Some records:
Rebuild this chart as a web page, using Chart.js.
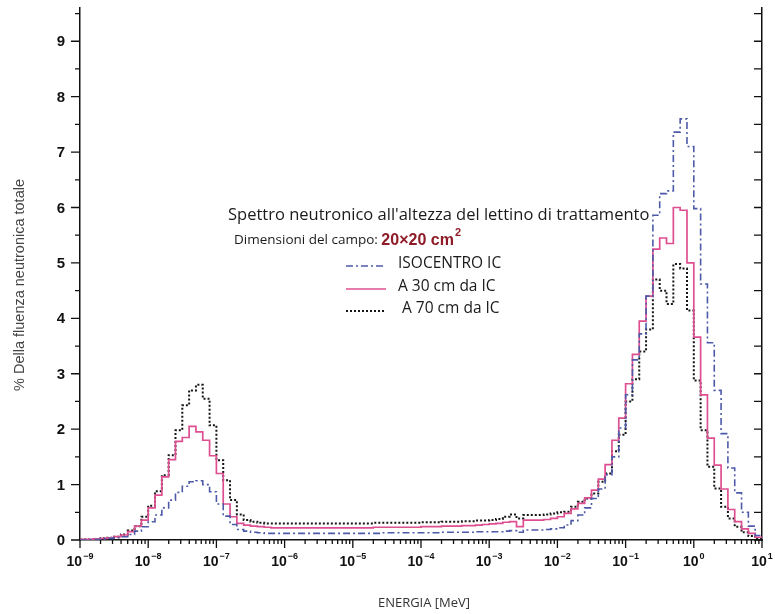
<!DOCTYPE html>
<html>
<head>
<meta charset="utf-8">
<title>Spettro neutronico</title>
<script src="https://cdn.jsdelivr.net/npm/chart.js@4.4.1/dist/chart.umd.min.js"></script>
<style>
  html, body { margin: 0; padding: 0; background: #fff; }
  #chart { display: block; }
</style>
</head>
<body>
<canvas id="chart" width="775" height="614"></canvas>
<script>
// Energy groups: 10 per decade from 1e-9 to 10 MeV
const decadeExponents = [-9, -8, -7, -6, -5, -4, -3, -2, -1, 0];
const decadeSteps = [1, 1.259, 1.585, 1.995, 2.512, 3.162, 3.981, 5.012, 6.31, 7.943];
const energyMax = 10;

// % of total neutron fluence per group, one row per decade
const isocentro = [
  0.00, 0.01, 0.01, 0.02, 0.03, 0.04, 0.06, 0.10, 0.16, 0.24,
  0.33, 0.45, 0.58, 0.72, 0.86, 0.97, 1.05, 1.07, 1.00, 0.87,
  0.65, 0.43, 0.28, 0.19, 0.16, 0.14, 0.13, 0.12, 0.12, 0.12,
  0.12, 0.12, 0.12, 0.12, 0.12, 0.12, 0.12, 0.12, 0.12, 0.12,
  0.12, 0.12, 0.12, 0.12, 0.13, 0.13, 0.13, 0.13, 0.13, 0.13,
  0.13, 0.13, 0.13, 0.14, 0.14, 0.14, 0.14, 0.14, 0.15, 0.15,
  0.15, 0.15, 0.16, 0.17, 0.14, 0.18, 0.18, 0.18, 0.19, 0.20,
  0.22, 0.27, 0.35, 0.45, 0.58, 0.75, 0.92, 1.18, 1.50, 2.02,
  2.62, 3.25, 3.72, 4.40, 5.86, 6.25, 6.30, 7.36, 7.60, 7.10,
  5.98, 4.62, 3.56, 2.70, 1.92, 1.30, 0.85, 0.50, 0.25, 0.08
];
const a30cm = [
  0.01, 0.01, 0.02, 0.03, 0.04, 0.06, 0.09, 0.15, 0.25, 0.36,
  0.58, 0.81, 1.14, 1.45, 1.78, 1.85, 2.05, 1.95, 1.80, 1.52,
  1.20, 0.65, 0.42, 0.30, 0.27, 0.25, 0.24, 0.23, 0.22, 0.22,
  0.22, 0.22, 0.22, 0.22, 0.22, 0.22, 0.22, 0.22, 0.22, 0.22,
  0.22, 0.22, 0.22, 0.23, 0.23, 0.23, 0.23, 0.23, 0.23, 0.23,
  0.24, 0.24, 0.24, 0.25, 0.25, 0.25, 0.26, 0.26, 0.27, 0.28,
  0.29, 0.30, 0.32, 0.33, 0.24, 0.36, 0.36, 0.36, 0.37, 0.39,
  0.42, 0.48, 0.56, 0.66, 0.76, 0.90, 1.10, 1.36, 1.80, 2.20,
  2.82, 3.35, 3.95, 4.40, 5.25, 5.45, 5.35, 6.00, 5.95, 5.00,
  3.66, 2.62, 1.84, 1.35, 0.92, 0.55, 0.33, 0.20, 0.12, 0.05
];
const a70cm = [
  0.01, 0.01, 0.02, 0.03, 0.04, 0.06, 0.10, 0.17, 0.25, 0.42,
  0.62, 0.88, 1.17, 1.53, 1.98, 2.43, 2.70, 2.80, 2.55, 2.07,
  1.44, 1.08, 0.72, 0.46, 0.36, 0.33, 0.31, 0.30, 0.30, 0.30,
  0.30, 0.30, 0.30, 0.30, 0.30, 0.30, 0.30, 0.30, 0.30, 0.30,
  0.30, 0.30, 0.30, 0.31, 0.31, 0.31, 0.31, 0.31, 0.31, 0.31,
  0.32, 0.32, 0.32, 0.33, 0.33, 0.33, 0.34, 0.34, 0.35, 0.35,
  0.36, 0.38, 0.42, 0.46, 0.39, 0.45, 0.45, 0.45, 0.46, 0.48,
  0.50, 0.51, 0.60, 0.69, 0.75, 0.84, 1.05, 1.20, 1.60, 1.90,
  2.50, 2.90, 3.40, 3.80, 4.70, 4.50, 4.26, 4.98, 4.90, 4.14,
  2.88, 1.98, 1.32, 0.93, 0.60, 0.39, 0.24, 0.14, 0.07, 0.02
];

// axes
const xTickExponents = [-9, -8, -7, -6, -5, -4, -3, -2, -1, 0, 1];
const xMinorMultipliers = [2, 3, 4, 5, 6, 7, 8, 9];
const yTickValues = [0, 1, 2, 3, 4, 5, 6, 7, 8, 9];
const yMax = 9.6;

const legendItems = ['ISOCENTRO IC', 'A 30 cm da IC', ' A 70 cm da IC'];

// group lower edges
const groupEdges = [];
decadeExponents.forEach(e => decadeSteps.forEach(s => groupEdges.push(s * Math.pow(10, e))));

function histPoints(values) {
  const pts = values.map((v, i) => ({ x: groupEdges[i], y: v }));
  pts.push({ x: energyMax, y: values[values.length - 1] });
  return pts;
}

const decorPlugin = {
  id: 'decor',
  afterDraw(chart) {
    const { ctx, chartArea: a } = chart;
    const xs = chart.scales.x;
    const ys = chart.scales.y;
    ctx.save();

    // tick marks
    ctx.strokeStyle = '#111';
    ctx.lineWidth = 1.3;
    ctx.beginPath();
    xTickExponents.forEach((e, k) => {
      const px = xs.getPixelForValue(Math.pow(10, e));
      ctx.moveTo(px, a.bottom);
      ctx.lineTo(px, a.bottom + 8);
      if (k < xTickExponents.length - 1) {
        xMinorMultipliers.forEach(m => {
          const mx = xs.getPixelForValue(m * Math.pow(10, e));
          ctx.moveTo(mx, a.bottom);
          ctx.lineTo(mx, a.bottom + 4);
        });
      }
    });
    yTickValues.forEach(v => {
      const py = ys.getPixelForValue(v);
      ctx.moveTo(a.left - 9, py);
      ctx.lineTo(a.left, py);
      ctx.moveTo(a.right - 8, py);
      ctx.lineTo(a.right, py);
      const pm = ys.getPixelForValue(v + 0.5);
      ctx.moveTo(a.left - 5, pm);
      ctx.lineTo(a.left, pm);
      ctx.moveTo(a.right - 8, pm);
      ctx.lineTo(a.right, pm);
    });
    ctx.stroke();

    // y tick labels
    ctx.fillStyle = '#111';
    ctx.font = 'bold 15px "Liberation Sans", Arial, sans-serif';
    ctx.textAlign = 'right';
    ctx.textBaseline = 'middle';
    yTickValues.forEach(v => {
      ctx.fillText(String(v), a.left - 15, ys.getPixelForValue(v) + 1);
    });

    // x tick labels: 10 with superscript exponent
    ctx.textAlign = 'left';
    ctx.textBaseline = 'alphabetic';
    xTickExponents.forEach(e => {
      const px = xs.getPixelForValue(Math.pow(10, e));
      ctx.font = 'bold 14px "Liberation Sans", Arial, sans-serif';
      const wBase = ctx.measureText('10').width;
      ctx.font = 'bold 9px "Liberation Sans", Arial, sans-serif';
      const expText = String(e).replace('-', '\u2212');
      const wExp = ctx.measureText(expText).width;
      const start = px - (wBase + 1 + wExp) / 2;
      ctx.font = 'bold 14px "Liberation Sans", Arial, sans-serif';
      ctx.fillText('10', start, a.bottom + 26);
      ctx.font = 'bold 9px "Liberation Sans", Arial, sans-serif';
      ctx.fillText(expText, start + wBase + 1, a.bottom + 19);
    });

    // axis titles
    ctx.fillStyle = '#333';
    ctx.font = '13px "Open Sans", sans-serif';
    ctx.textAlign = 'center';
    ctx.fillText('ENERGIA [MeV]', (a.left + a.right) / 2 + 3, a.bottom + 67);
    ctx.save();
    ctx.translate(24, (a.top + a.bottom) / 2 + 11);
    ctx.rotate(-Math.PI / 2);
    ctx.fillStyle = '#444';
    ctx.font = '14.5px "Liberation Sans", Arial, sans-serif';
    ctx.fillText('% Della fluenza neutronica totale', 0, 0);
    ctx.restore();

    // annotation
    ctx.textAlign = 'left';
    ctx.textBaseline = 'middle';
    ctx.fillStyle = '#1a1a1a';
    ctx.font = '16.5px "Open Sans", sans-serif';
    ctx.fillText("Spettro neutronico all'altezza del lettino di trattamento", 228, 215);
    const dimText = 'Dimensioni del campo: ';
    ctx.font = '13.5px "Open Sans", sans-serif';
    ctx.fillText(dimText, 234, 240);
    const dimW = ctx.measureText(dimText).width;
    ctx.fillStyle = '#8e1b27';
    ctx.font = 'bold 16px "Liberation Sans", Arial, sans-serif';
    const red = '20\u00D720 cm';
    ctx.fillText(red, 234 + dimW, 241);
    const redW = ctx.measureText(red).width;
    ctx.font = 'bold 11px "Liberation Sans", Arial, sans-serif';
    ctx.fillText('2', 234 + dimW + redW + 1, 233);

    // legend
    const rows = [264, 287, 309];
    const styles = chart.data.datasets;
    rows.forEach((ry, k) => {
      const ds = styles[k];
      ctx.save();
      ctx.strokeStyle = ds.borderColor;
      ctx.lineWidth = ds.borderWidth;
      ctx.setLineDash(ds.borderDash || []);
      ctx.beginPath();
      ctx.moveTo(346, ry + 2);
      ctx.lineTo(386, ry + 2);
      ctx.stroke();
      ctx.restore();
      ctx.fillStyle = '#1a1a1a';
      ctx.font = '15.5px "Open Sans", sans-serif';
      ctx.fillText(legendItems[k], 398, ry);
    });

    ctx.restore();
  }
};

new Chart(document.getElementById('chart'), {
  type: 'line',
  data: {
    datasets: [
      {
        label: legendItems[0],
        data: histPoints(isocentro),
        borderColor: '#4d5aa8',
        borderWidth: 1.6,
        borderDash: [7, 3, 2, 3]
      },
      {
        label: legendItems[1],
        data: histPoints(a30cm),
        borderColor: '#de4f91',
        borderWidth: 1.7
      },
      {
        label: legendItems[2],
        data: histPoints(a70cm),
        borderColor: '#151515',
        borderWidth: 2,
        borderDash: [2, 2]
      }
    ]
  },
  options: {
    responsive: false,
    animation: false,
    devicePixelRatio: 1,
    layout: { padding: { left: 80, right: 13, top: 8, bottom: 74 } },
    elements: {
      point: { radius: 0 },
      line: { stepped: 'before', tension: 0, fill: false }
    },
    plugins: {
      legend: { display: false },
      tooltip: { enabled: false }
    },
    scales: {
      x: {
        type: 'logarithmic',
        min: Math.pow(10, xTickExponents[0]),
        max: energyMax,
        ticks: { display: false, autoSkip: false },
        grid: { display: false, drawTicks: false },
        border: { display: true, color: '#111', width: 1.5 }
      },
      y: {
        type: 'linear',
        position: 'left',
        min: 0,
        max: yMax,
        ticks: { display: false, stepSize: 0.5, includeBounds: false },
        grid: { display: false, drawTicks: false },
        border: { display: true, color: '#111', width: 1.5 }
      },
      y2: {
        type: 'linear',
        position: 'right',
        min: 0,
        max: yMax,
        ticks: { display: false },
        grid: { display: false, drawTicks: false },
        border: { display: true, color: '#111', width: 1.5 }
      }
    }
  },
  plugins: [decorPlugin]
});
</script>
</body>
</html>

==

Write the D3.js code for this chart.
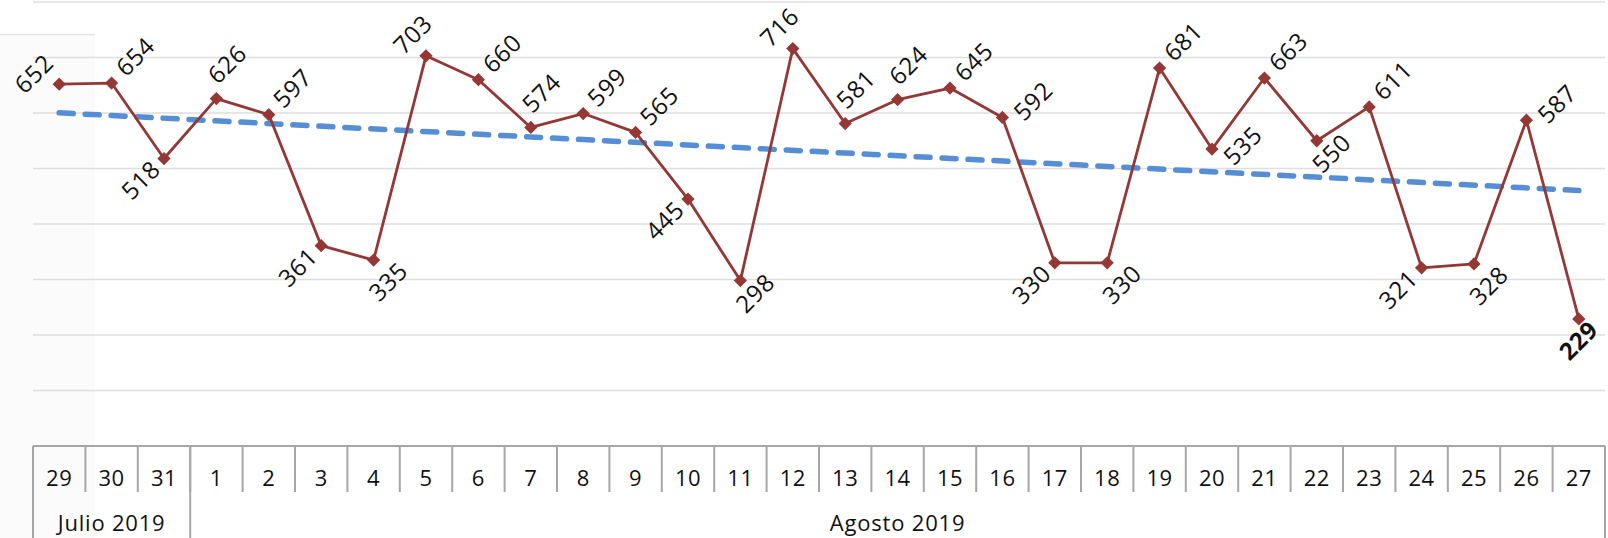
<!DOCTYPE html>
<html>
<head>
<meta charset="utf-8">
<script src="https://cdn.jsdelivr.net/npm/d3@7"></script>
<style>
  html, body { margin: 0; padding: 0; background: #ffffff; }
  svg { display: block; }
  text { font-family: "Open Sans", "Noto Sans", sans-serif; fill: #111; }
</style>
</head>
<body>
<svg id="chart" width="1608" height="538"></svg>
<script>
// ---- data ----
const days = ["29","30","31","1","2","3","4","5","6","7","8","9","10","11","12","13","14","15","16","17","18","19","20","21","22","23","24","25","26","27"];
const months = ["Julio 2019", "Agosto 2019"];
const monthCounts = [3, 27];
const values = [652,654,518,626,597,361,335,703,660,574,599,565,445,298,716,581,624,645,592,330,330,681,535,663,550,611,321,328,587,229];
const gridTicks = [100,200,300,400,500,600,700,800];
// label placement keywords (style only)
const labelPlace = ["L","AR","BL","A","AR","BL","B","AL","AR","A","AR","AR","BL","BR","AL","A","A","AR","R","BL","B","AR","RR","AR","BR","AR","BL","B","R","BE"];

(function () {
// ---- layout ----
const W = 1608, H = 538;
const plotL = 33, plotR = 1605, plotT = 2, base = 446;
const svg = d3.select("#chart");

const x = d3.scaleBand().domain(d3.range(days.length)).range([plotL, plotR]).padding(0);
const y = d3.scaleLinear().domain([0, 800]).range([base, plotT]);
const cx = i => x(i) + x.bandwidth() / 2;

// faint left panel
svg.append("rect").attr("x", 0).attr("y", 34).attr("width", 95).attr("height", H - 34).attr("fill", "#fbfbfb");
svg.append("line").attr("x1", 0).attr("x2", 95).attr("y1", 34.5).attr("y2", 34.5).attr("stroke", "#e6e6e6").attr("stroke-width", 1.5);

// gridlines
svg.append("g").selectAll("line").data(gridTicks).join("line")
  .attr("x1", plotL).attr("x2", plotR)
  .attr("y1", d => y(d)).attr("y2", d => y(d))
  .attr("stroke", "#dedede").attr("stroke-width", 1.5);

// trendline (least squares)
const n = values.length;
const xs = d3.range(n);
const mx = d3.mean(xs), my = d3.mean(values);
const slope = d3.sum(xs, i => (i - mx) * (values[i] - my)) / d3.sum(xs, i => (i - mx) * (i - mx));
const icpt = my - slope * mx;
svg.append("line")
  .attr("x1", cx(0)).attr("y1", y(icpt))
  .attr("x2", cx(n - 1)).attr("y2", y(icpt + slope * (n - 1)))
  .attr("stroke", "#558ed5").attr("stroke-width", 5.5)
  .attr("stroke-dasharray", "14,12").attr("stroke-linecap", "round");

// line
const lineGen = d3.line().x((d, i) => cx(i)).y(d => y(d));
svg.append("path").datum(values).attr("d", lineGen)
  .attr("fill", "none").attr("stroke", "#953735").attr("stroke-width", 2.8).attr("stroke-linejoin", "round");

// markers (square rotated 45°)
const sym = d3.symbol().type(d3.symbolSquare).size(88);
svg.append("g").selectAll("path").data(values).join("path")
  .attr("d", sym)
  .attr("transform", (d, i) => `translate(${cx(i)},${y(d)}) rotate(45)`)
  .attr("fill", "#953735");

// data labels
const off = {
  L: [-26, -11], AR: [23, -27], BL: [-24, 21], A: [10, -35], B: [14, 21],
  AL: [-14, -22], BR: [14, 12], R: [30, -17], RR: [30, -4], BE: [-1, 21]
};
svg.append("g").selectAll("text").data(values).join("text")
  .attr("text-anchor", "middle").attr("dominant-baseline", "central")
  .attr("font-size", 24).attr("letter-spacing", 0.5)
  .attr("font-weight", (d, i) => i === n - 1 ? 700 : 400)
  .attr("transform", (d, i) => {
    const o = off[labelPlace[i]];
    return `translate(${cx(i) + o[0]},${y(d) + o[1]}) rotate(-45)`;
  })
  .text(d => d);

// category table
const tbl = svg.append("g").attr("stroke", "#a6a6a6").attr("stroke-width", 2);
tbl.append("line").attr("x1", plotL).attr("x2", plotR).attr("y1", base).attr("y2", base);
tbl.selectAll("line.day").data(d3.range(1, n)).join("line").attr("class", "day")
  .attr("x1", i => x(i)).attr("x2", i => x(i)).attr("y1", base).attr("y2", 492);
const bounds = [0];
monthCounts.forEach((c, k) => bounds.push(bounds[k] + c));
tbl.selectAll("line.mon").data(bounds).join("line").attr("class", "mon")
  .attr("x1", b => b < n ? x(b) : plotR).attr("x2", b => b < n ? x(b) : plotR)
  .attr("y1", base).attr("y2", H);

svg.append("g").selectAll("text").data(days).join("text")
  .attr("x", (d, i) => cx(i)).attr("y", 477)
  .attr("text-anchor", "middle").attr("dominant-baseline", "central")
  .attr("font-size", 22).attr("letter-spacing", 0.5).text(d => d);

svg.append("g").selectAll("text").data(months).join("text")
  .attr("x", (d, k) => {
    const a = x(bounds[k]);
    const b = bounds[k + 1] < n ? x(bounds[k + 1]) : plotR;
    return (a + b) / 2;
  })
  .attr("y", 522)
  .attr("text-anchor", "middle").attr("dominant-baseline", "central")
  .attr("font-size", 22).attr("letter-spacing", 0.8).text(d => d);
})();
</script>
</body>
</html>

## What you will do
Identify how many lines in the entries above include the string "this", then state that number alone.

## The reply
2